One of the report’s main points is that equity is a very real issue at present: “The way that roads are funded in London is complicated and in several respects curious, if not plain unfair.”
For a start, London does not receive a proportion of the National Roads Fund - although London drivers must pay vehicle excise duty, which makes up the fund.
Also, while the cost of driving in the UK has fallen (in part because fuel duty has been frozen since 2010), regular commuters on bus, tube and rail have seen their costs rise consistently. Fares paid on the Underground (which makes an operating surplus, the report says) go to support, among other things, maintenance and investment in London’s roads.
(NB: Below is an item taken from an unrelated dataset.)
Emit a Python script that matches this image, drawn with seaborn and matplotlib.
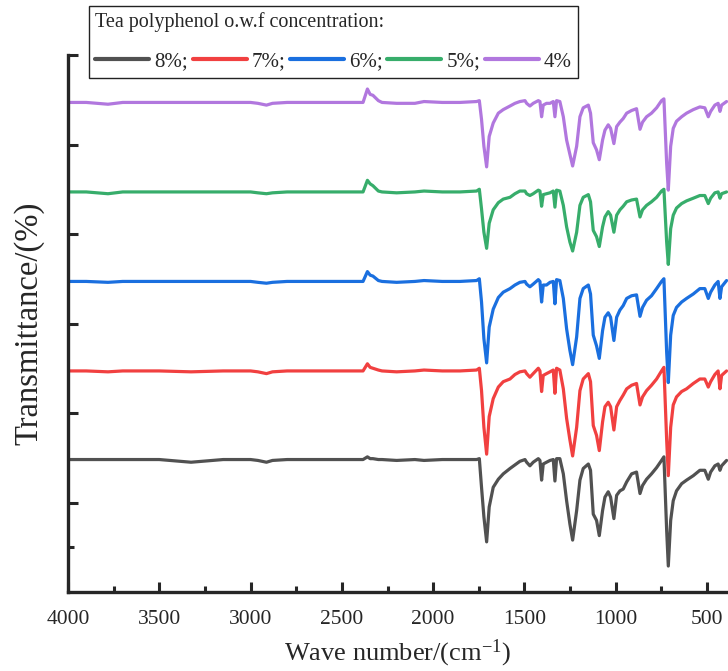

That is before you mention the argument that drivers “do not pay fair compensation for the wider negative impacts they cause on society as a whole, in terms of the economic cost of congestion and the health costs of pollution”.
It tends to be the poorest who suffer the most: “People living in the capital’s most deprived areas are, on average, exposed to about a quarter more NO2 pollution than those living in the wealthiest areas, and nearly a quarter of London schoolchildren are exposed to illegal levels of air pollution.”
These groups contribute to the problem the least, the report adds, since middle income households have the highest car ownership, while low income households “rely especially on buses”.
In short, people are not paying enough for many of the journeys they make by car. Green Light comes up with a couple of interesting general points. Analysis of the impact of such a scheme shows “there would be no disproportionate disadvantage” to any particular user group.
And strikingly, its modelling reveals “that if drivers on the most congested roads are charged the equivalent of a cup of coffee or a bus ticket, emissions and air pollution could be reduced by up to a fifth”.